### YOUR GOAL
Write out again exactly the lines from the one containing "Emit a web page" through the one containing "3.55, 11.02, 2.77];", both included, and omit the pictures.

### RECORD EXCERPTS
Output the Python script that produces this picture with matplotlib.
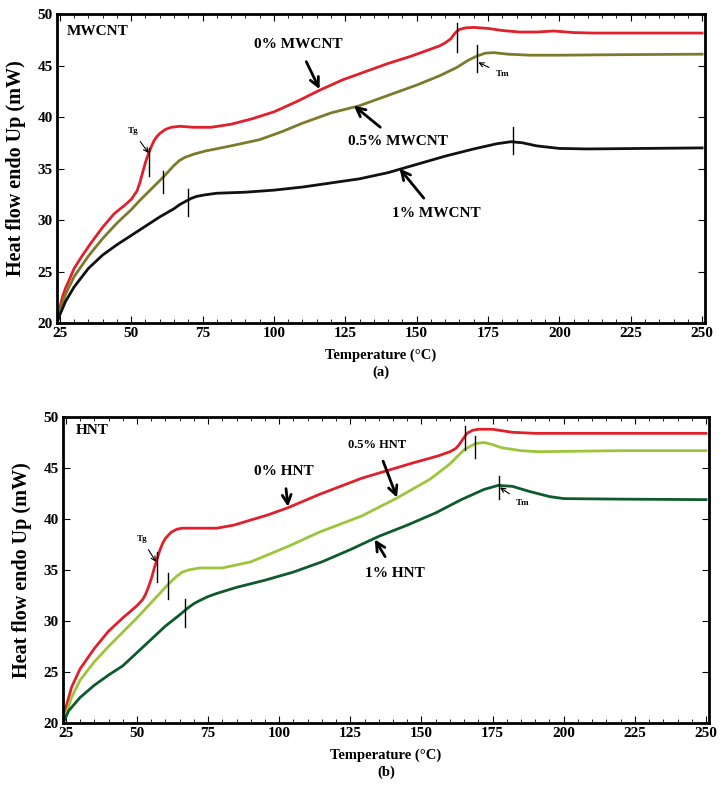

* * *

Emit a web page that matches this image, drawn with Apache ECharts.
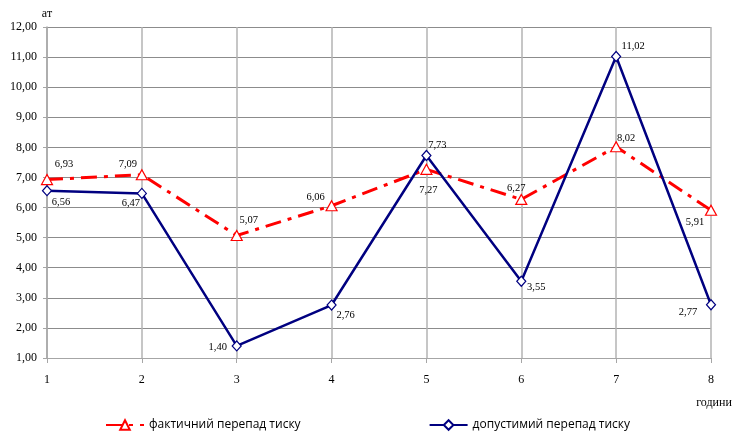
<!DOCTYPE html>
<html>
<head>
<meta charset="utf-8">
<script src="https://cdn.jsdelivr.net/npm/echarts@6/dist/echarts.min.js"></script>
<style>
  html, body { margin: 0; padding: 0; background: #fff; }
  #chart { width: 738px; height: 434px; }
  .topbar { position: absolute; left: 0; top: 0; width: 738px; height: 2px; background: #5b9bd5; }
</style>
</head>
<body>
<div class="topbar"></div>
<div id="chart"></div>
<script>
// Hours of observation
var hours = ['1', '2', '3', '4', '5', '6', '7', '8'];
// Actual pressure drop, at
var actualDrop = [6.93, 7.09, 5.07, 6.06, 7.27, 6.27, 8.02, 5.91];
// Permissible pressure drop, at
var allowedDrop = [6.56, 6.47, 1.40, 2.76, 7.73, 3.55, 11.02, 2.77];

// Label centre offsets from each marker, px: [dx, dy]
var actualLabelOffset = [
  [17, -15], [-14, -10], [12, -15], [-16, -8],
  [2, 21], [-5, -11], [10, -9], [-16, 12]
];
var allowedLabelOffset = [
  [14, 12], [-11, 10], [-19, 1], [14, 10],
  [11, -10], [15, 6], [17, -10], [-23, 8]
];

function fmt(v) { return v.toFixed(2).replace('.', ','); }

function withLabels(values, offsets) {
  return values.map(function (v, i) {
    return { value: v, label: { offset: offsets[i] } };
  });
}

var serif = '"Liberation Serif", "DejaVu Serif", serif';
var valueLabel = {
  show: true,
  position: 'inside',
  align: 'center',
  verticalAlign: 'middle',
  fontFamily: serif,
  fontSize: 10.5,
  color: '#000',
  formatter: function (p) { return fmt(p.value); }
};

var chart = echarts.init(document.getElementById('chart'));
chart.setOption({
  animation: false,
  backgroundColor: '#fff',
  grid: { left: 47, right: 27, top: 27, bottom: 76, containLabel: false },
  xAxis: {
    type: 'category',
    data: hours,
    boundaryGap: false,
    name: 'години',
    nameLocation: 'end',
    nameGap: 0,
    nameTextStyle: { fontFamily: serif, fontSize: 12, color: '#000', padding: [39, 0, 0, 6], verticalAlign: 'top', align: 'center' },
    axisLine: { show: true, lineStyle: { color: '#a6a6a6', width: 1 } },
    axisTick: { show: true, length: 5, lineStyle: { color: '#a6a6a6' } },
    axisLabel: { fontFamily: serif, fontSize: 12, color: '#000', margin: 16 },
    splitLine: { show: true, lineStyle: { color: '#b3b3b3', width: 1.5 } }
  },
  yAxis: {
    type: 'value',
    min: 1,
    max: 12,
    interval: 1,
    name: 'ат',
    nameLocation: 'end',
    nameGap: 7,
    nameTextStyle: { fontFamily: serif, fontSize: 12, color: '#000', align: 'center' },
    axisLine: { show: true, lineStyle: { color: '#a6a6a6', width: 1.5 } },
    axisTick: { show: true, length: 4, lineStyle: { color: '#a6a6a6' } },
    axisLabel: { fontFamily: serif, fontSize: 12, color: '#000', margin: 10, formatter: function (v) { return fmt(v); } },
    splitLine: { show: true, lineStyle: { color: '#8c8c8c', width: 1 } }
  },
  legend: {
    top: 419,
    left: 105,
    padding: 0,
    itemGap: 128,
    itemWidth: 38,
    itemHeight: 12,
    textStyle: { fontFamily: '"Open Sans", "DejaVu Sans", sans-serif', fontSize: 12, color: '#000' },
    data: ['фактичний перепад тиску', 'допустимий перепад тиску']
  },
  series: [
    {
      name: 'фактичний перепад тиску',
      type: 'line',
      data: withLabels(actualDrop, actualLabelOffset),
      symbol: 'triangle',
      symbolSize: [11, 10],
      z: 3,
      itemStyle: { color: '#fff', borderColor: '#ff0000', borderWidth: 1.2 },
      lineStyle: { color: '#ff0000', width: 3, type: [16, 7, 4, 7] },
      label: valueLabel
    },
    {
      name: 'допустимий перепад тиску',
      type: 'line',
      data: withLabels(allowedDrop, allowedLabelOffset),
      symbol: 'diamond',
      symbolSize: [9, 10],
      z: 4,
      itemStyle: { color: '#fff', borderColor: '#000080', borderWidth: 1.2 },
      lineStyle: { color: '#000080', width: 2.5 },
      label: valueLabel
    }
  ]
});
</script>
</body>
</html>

### CORRECT RESPONSE
Emit a web page that matches this image, drawn with Apache ECharts.
<!DOCTYPE html>
<html>
<head>
<meta charset="utf-8">
<script src="https://cdn.jsdelivr.net/npm/echarts@6/dist/echarts.min.js"></script>
<style>
  html, body { margin: 0; padding: 0; background: #fff; }
  #chart { width: 738px; height: 434px; }
  .topbar { position: absolute; left: 0; top: 0; width: 738px; height: 2px; background: #5b9bd5; }
</style>
</head>
<body>
<div class="topbar"></div>
<div id="chart"></div>
<script>
// Hours of observation
var hours = ['1', '2', '3', '4', '5', '6', '7', '8'];
// Actual pressure drop, at
var actualDrop = [6.93, 7.09, 5.07, 6.06, 7.27, 6.27, 8.02, 5.91];
// Permissible pressure drop, at
var allowedDrop = [6.56, 6.47, 1.40, 2.76, 7.73, 3.55, 11.02, 2.77];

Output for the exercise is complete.